Maryland energy regulators approved two offshore wind farm projects to be built off the state’s coast.
The projects by U.S. Wind Inc. and Skipjack Offshore Energy would have a combined 368 megawatts of capacity with 77 turbines at least 14 miles off the coast, Maryland’s Public Service Commission said.
They would be the second and third utility-scale offshore wind farms in United States waters, after the Block Island Wind Farm opened last year off Rhode Island’s coast with five turbines.
“We have taken great care to ensure that this decision maximizes economic and environmental benefits to the state while minimizing costs to Maryland ratepayers,” PSC Chairman Kevin Hughes said in a statement.
“I believe this decision creates tremendous opportunities for Maryland,” PSC Commissioner Michael Richard said in the statement.
“It enables us to meet our clean, renewable energy goals using energy generated within the state while conditioning our approval on holding project developers to their promises of creating jobs and spurring economic growth.”
PSC’s approval allows the companies to sell renewable energy credits of $131.93 per megawatt-hour the farms generate for 20 years.
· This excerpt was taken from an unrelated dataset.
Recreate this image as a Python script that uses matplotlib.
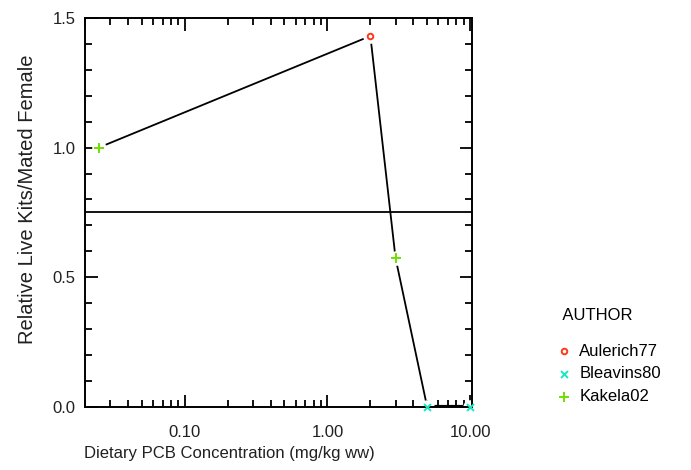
import numpy as np
import matplotlib
matplotlib.use("Agg")
import matplotlib.pyplot as plt
from matplotlib.ticker import FixedLocator, NullFormatter, MultipleLocator

plt.rcParams['font.family'] = ['Liberation Sans', 'DejaVu Sans']

# data
line_x = [0.025, 2.0, 3.0, 5.0, 10.0]
line_y = [1.0, 1.43, 0.575, 0.0, 0.0]

authors = ["Aulerich77", "Bleavins80", "Kakela02"]
author_x = [[2.0], [5.0, 10.0], [0.025, 3.0]]
author_y = [[1.43], [0.0, 0.0], [1.0, 0.575]]
markers = ["o", "x", "+"]
colors = ["#ff3818", "#18e8c0", "#6ee000"]

threshold = 0.75

fig = plt.figure(figsize=(6.91, 4.70), dpi=100)
ax = fig.add_axes([0.123, 0.134, 0.560, 0.828])

ax.plot(line_x, line_y, color="black", lw=1.3, zorder=2)
ax.plot(line_x[3:], line_y[3:], color="black", lw=3, zorder=2)
ax.axhline(threshold, color="black", lw=1.3, zorder=1)

# white blobs under the markers so the line stops short of them
all_x = [x for xs in author_x for x in xs]
all_y = [y for ys in author_y for y in ys]
ax.scatter(all_x, all_y, marker="o", s=90, color="white", zorder=2.5, clip_on=False)

for name, xs, ys, m, c in zip(authors, author_x, author_y, markers, colors):
    if m == "o":
        ax.scatter(xs, ys, marker=m, s=16, facecolors="white", edgecolors=c,
                   linewidths=1.4, label=name, zorder=3, clip_on=False)
    else:
        ax.scatter(xs, ys, marker=m, s=50 if m == "+" else 25, color=c,
                   linewidths=1.4, label=name, zorder=3, clip_on=False)

ax.set_xscale("log")
ax.set_xlim(0.02, 10.3)
ax.set_ylim(0, 1.5)

ax.xaxis.set_major_locator(FixedLocator([0.1, 1.0, 10.0]))
ax.set_xticklabels(["0.10", "1.00", "10.00"])
minors = [k * 10.0 ** e for e in (-2, -1, 0) for k in range(2, 10)]
ax.xaxis.set_minor_locator(FixedLocator(minors))
ax.xaxis.set_minor_formatter(NullFormatter())
ax.yaxis.set_major_locator(MultipleLocator(0.5))
ax.yaxis.set_minor_locator(MultipleLocator(0.1))
ax.yaxis.set_major_formatter(plt.FuncFormatter(lambda v, p: f"{v:.1f}"))

ax.tick_params(which="both", direction="in", top=True, right=True, labelsize=12,
               labelcolor="#202020", width=1.3)
ax.tick_params(which="major", length=9, pad=7)
ax.tick_params(axis="x", which="major", pad=13)
ax.tick_params(which="minor", length=5)
for s in ax.spines.values():
    s.set_linewidth(1.4)

ax.set_xlabel("Dietary PCB Concentration (mg/kg ww)", fontsize=12, labelpad=7,
              color="#202020")
ax.xaxis.set_label_coords(0.372, -0.1)
ax.set_ylabel("Relative Live Kits/Mated Female", fontsize=14.5, labelpad=4,
              color="#202020")
ax.yaxis.set_label_coords(-0.125, 0.535)

leg = ax.legend(title="  AUTHOR\n", loc="upper left", bbox_to_anchor=(0.79, 0.363),
                bbox_transform=fig.transFigure, frameon=False, fontsize=12,
                title_fontsize=12, handletextpad=0.3, labelspacing=0.47,
                handlelength=1.2, borderpad=0)
leg._legend_box.align = "left"
# pull the title's blank line in a bit so the entries sit closer to it
leg._legend_box.sep = 2.5

fig.savefig("out.png", dpi=100)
The body expects residential electricity rates to rise $1.40 per month due to the approvals.
U.S. Wind is a subsidiary of Renexia, an Italian renewable energy company that has won numerous federal auctions for offshore wind rights in the United States.
Skipjack is a unit of Deepwater Wind, the same company behind the Block Island project that opened last year.
Officials in Ocean City, Md., a tourist destination near the planned wind farms, have been concerned throughout the planning process that the turbines would be unsightly and reduce tourism and have pushed for them to be as far away from the shore as possible.
Ocean City Mayor Rick Meehan told the Baltimore Sun he’s worried by the plans that were approved.
“It appears this visual impact is much greater than what was originally anticipated,” he said. “Wherever we have the opportunity, we will certainly make our case for relocating these particular projects to be further off shore.”